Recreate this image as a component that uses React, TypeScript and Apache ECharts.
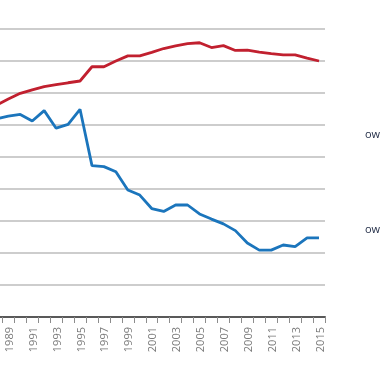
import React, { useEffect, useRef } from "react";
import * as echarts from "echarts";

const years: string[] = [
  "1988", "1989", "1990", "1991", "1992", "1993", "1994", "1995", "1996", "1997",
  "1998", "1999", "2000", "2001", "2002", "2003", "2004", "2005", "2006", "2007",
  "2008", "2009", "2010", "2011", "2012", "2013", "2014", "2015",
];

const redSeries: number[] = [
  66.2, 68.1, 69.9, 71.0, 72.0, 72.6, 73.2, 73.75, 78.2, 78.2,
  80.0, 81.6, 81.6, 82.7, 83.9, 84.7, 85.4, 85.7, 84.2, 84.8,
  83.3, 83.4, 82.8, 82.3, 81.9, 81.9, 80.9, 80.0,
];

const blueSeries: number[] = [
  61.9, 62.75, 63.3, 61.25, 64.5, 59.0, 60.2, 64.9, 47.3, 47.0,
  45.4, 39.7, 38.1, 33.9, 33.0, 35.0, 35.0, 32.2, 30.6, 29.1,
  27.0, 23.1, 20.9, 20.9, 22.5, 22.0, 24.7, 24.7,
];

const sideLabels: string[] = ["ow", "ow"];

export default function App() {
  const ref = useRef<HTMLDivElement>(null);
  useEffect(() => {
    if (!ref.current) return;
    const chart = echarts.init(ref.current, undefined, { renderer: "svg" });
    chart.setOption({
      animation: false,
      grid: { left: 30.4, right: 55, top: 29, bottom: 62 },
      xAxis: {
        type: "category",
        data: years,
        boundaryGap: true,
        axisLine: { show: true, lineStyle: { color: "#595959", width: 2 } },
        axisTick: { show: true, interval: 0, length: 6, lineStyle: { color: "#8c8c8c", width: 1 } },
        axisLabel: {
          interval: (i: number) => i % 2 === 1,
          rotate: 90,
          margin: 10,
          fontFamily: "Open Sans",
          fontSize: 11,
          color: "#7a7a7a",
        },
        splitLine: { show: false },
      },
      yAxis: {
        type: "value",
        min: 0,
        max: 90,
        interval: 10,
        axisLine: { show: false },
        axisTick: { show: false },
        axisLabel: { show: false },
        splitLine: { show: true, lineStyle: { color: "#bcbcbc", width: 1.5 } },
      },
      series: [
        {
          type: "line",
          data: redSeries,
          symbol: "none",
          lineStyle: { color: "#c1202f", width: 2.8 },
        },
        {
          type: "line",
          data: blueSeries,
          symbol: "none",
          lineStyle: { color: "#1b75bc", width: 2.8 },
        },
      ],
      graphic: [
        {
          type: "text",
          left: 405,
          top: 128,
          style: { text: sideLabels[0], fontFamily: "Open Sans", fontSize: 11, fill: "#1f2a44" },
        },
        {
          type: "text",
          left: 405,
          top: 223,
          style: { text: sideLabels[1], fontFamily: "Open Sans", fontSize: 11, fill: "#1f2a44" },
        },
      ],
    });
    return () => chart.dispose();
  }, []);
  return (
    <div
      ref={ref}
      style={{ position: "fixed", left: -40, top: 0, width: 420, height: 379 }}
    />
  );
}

- _What is asked_:
Give only a number: how many lines of the data hold the string "React"?

- _Reply to the task_:
2